Internationale Politiker äußern Lob und Kritik nach Verfassungsreferendum
Berlin/Istanbul. Nach der erfolgreichen Volksabstimmung zur türkischen Verfassungsreform hält Bundesaußenminister Guido Westerwelle (FDP) einen Beitritt des Landes zur EU ausdrücklich für möglich. Auch die EU begrüßte die Annahme der Verfassungsänderungen, forderte zugleich jedoch weiterreichende Reformen. US-Präsident Barack Obama sagte nach Angaben des Weißen Hauses in einem Telefonat mit dem türkischen Ministerpräsidenten Recep Tayyip Erdogan, die Beteiligung an der Abstimmung sei ein Zeichen für die Lebendigkeit der türkischen Demokratie.

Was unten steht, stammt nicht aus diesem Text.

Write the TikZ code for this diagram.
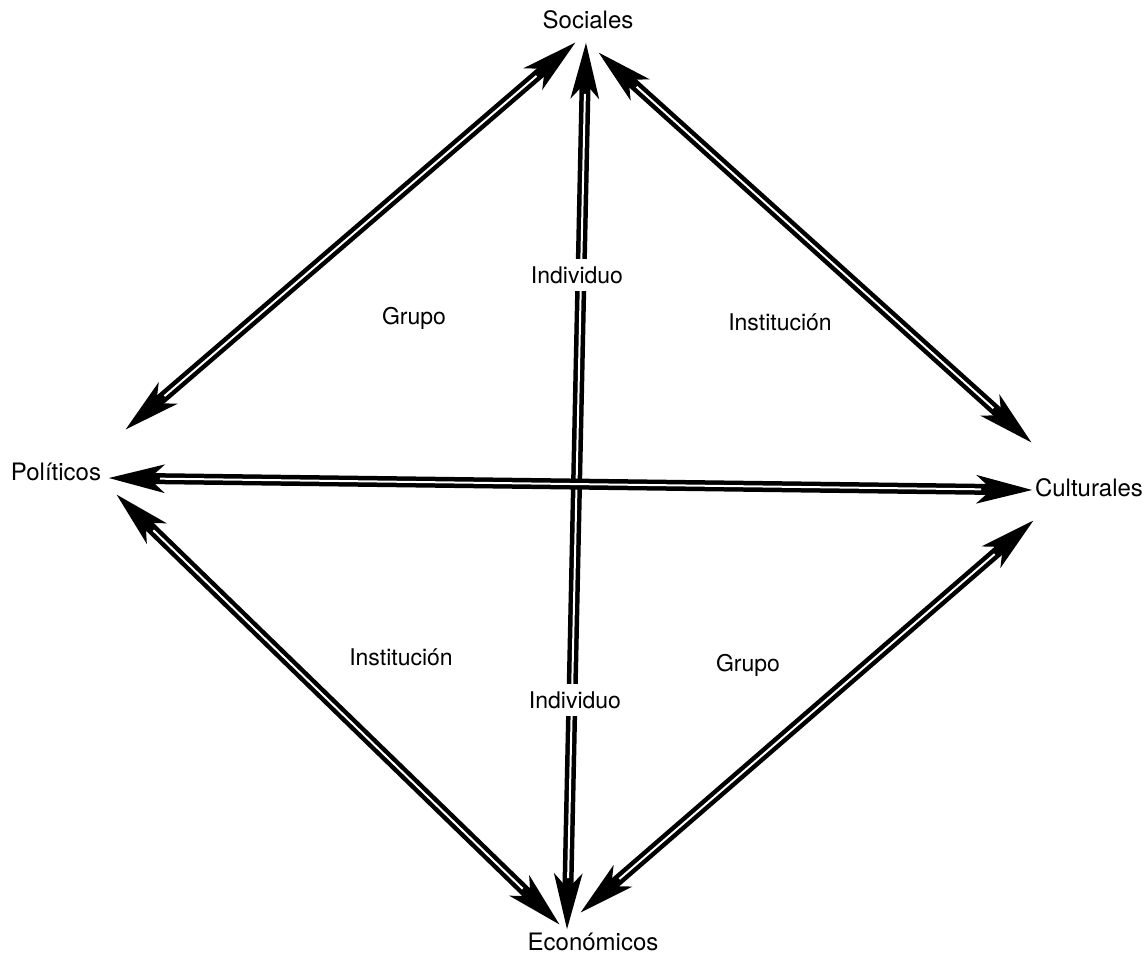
\documentclass[tikz,border=0pt]{standalone}
\usepackage{fontspec}
\setmainfont{TeX Gyre Heros}
\usetikzlibrary{arrows.meta}
\tikzset{
    lbl/.style={
        font=\fontsize{24}{28}\selectfont,
        inner sep=2pt
    },
    tag/.style={
        font=\fontsize{23}{27}\selectfont,
        inner xsep=2pt,
        inner ysep=7pt
    },
    dline/.style={
        line width=11pt,
        {Stealth[length=55pt, width=27pt, inset=14pt]}-{Stealth[length=55pt, width=27pt, inset=14pt]},
        postaction={draw=white, line width=2pt, -, shorten <=52pt, shorten >=52pt}
    }
}
\begin{document}
\begin{tikzpicture}[x=1pt, y=-1pt]
\useasboundingbox (0,0) rectangle (1147,958);

% the four corners
\node[lbl] (soc) at (588,20) {Sociales};
\node[lbl] (pol) at (56,472) {Políticos};
\node[lbl] (cul) at (1089,488) {Culturales};
\node[lbl] (eco) at (593,942) {Económicos};

% arrow ends
\coordinate (socL) at (576,42);
\coordinate (socM) at (586,42);
\coordinate (socR) at (598,52);
\coordinate (polU) at (125,430);
\coordinate (polM) at (108,478);
\coordinate (polD) at (116,494);
\coordinate (culU) at (1032,443);
\coordinate (culM) at (1033,490);
\coordinate (culD) at (1034,520);
\coordinate (ecoL) at (560,925);
\coordinate (ecoM) at (567,930);
\coordinate (ecoR) at (580,913);

\draw[dline] (polU) -- (socL);
\draw[dline] (socR) -- (culU);
\draw[dline] (polD) -- (ecoL);
\draw[dline] (ecoR) -- (culD);
\draw[dline] (socM) -- (ecoM);
\draw[dline] (polM) -- (culM);

% labels inside
\node[tag, fill=white] (ind1) at (577,275) {Individuo};
\node[tag, fill=white] (ind2) at (575,700) {Individuo};
\node[tag] (gru1) at (414,318) {Grupo};
\node[tag] (ins1) at (780,322) {Institución};
\node[tag] (ins2) at (401,657) {Institución};
\node[tag] (gru2) at (748,665) {Grupo};
\end{tikzpicture}
\end{document}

Etwa 58 Prozent der Wähler hatten am Sonntag für das Paket aus 26 Änderungen gestimmt, das unter anderem die Rechte der Frauen ausweiten und die Macht des Militärs einschränken soll. Umstritten ist eine in dem Paket enthaltene Justizreform, die Präsident und Parlament mehr Einfluss auf die Auswahl hoher Richter einräumt. Kritiker aus der Opposition werfen Erdogan und seiner islamisch-konservativen AKP vor, sie wollten vor allem die türkische Justiz unter Kontrolle bringen.

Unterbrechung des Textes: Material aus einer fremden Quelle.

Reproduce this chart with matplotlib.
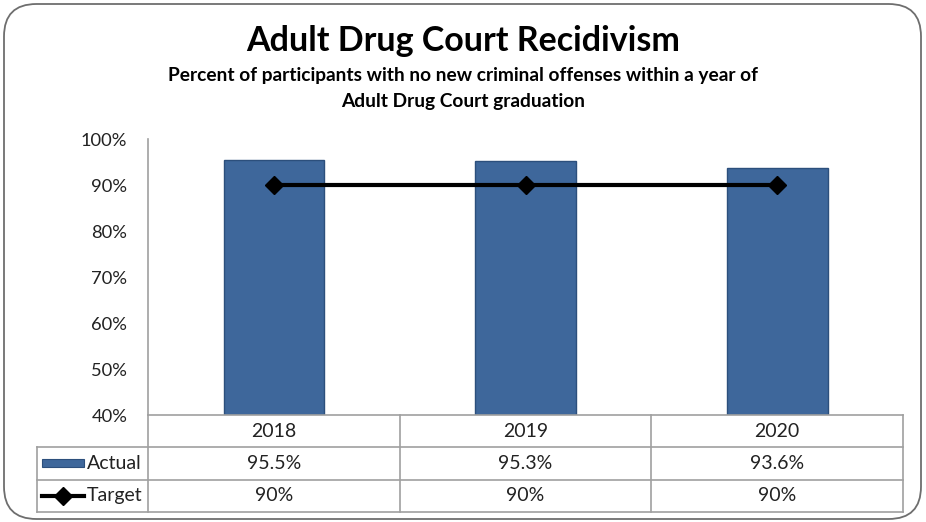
import matplotlib
matplotlib.use("Agg")
import matplotlib.pyplot as plt
from matplotlib.patches import FancyBboxPatch, Rectangle
from matplotlib.lines import Line2D

years = ["2018", "2019", "2020"]
actual = [95.5, 95.3, 93.6]
target = [90, 90, 90]
actual_labels = ["95.5%", "95.3%", "93.6%"]
target_labels = ["90%", "90%", "90%"]
yticks = [40, 50, 60, 70, 80, 90, 100]

W, H = 926, 522
fig = plt.figure(figsize=(W / 100, H / 100), dpi=100)
plt.rcParams['font.family'] = ['Lato', 'DejaVu Sans']

# rounded border
fig.patches.append(FancyBboxPatch((4 / W, 3 / H), 917 / W, 515 / H,
                                  boxstyle="round,pad=0,rounding_size=0.035",
                                  transform=fig.transFigure, fill=False,
                                  edgecolor="#6e6e6e", linewidth=1.3,
                                  mutation_aspect=W / H))

ax_l, ax_r, ax_t, ax_b = 148, 903, 139, 415
ax = fig.add_axes([ax_l / W, (H - ax_b) / H, (ax_r - ax_l) / W, (ax_b - ax_t) / H])

x = list(range(len(years)))
ax.bar(x, [a - 40 for a in actual], bottom=40, width=0.4, color="#3E679B",
       edgecolor="#2c4f7c", linewidth=1.0, zorder=2)
ax.plot(x, target, color="black", linewidth=3, marker="D", markersize=9,
        zorder=3)

ax.set_xlim(-0.5, len(years) - 0.5)
ax.set_ylim(40, 100)
ax.set_yticks(yticks)
ax.set_yticklabels([f"{t}%" for t in yticks], fontsize=13.2, color="#222222")
ax.tick_params(axis="y", length=0, pad=15)
ax.set_xticks([])
for s in ["top", "right", "bottom"]:
    ax.spines[s].set_visible(False)
ax.spines["left"].set_color("#a0a0a0")
ax.spines["left"].set_linewidth(1.2)

# data table
row_h = 32.3
lab_l = 37
gc = "#a0a0a0"
fs_tab = 14

def fx(px):
    return px / W

def fy(py):
    return (H - py) / H

col_w = (ax_r - ax_l) / len(years)
for i in range(4):
    yy = ax_b + i * row_h
    x0 = ax_l if i == 0 else lab_l
    fig.add_artist(Line2D([fx(x0), fx(ax_r)], [fy(yy), fy(yy)], color=gc, lw=1.2))
for j in range(len(years) + 1):
    xx = ax_l + j * col_w
    fig.add_artist(Line2D([fx(xx), fx(xx)], [fy(ax_b), fy(ax_b + 3 * row_h)], color=gc, lw=1.2))
fig.add_artist(Line2D([fx(lab_l), fx(lab_l)], [fy(ax_b + row_h), fy(ax_b + 3 * row_h)], color=gc, lw=1.2))

rows = [years, actual_labels, target_labels]
for r, vals in enumerate(rows):
    yc = ax_b + (r + 0.5) * row_h
    for j, v in enumerate(vals):
        xc = ax_l + (j + 0.5) * col_w
        fig.text(fx(xc), fy(yc), v, ha="center", va="center", fontsize=fs_tab, color="#222222")

# row labels with legend keys
yc = ax_b + 1.5 * row_h
fig.patches.append(Rectangle((fx(42), fy(yc + 4)), 42 / W, 8 / H, transform=fig.transFigure,
                             facecolor="#3E679B", edgecolor="#2c4f7c", lw=0.8))
fig.text(fx(87), fy(yc), "Actual", ha="left", va="center", fontsize=fs_tab, color="#222222")
yc = ax_b + 2.5 * row_h
fig.add_artist(Line2D([fx(42), fx(84)], [fy(yc), fy(yc)], color="black", lw=3))
fig.add_artist(Line2D([fx(63)], [fy(yc)], color="black", marker="D", markersize=9, lw=0))
fig.text(fx(87), fy(yc), "Target", ha="left", va="center", fontsize=fs_tab, color="#222222")

# titles
fig.text(0.5, fy(41), "Adult Drug Court Recidivism", ha="center", va="center",
         fontsize=24.5, fontweight="bold", color="black")
fig.text(0.5, fy(76), "Percent of participants with no new criminal offenses within a year of",
         ha="center", va="center", fontsize=13.8, fontweight="bold", color="black")
fig.text(0.5, fy(101), "Adult Drug Court graduation",
         ha="center", va="center", fontsize=13.8, fontweight="bold", color="black")

fig.savefig("out.png", dpi=100)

Westerwelle grenzte sich von der Union ab, die gegen eine EU-Vollmitgliedschaft der Türkei ist und dafür dem Land eine "privilegierte Partnerschaft" anbieten will. Die Türkei habe ein Recht darauf, dass sie fair, respektvoll und auf gleicher Augenhöhe behandelt werde, so der FDP-Chef. "Wir ermutigen die Kräfte in der Türkei, diesen Reformprozess fortzusetzen. Der Ausgang des Referendums zeigt, dass die Blickrichtung der Türkei in Richtung Europa ist", sagte Westerwelle.
Die Neuerungen seien "ein Schritt in die richtige Richtung", hieß es in einer Erklärung von EU-Erweiterungskommissar Stefan Füle. Die tatsächliche Bedeutung für die Lebenswirklichkeit in der Türkei werde jedoch von der Umsetzung der Verfassungsänderungen abhängen.

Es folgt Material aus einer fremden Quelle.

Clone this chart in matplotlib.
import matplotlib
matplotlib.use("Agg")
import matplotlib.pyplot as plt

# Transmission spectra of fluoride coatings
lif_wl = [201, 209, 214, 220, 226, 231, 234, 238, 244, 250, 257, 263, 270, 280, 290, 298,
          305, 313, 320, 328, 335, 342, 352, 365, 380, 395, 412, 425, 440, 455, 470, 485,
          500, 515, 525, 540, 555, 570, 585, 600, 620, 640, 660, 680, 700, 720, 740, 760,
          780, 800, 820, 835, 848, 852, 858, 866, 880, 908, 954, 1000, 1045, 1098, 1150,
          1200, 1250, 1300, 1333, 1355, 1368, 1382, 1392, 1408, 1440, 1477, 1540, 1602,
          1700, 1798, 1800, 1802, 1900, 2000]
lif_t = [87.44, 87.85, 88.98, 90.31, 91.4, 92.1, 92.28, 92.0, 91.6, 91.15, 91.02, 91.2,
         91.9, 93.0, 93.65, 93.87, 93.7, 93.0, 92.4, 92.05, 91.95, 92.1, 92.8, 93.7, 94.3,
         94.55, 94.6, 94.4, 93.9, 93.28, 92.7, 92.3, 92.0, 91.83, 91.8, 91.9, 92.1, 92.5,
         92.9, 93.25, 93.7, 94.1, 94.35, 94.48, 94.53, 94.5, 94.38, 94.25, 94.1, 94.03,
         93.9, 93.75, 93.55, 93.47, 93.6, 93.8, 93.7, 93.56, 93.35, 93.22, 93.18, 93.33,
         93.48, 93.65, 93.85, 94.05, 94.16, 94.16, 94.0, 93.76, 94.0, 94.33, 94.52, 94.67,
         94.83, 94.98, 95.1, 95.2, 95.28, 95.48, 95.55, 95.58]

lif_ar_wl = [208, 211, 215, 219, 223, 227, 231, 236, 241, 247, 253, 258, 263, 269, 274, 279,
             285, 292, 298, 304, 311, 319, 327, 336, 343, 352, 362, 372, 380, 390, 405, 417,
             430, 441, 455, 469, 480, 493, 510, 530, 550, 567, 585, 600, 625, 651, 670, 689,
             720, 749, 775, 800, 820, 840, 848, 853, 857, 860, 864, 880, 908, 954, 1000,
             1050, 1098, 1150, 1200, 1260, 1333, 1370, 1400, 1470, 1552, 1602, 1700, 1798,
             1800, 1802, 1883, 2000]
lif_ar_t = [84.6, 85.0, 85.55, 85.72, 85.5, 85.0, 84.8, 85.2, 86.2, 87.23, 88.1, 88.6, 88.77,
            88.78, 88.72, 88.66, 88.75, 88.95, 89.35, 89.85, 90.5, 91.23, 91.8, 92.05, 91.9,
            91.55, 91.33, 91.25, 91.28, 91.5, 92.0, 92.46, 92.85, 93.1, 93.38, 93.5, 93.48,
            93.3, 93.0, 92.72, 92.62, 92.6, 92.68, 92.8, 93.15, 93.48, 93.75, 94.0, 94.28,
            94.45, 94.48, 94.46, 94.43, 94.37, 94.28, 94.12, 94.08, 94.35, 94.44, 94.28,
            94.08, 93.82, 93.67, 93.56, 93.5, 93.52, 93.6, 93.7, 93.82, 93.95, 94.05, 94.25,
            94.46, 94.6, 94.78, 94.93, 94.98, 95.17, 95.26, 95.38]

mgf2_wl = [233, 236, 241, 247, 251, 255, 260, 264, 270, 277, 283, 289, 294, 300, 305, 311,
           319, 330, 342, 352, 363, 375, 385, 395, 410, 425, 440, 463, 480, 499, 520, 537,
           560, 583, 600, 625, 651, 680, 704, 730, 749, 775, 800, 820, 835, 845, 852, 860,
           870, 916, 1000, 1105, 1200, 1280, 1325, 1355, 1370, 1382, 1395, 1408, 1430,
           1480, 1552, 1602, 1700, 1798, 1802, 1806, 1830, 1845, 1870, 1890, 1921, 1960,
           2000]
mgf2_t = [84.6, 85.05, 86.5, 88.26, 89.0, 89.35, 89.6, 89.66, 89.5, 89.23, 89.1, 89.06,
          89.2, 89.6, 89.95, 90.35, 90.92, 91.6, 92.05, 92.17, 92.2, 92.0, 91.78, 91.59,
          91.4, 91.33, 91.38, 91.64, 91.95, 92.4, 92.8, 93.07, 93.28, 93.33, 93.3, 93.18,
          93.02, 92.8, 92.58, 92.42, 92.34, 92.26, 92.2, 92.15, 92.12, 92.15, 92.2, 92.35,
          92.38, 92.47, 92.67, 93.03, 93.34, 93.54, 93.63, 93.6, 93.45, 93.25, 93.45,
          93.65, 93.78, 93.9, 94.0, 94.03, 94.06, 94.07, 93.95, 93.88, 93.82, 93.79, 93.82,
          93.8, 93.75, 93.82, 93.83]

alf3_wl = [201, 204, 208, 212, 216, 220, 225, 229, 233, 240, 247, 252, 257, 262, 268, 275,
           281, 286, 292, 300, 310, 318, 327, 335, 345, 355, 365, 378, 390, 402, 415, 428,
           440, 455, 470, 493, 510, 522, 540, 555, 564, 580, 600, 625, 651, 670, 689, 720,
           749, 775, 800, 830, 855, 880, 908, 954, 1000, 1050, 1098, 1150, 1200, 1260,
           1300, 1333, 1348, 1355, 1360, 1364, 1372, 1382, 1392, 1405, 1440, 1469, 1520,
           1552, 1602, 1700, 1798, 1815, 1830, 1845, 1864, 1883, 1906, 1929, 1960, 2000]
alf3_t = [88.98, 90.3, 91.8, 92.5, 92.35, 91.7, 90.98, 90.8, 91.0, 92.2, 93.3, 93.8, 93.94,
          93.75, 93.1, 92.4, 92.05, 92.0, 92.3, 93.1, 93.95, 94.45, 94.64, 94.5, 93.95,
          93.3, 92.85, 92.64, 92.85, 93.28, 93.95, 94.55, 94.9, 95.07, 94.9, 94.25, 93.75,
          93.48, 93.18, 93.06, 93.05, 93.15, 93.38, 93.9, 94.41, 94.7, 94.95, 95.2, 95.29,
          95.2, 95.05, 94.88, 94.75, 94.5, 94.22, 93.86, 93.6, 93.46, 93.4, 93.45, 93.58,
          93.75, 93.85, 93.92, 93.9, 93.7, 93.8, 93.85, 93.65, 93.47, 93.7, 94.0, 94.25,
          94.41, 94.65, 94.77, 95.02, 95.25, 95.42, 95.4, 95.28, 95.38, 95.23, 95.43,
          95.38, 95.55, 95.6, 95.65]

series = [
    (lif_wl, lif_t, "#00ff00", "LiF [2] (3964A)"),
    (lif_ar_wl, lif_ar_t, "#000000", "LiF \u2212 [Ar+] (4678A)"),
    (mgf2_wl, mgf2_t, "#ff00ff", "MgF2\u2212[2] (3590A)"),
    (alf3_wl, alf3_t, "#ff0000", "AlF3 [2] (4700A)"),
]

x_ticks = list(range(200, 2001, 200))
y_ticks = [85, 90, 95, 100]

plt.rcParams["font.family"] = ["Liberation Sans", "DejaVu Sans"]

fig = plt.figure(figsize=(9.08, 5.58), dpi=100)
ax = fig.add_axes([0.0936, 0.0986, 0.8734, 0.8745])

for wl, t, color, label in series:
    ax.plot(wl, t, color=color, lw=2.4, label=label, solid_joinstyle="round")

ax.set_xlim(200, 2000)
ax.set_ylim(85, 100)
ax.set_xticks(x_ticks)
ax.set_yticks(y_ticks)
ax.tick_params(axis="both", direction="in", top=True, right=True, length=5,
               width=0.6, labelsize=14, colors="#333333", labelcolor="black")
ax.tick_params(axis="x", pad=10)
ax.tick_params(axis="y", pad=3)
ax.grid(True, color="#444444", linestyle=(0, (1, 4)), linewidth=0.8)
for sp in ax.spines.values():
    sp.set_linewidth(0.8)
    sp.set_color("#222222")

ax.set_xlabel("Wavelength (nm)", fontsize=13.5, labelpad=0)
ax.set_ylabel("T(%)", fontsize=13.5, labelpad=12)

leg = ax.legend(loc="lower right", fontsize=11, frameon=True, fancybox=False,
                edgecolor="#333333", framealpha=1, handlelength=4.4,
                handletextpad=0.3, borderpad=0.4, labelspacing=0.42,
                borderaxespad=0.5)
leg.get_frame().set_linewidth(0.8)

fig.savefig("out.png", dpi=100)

Die bestätigte Verfassungsreform enthält einen weiteren prekären Punkt: Sie macht den Weg für eine Strafverfolgung der Verantwortlichen des Militärputsches vom 12. September 1980 grundsätzlich frei. Prompt stellte eine Gruppe türkischer Politiker und Schriftsteller Strafanzeige gegen die Putschisten. Die frühere Militärführung unter General Kenan Evren müsse wegen eines Staatsstreichs angeklagt werden, forderten die Initiatoren, darunter Vertreter der Kurden-Partei BDP, vor einem Gericht in Istanbul. "Wir sind hier, um Kenan Evren und die anderen anzuzeigen, um des Friedens, der Gerechtigkeit und der Gleichheit willen", zitierten türkische Medien den Sprecher der Gruppe, Yildiz Önen.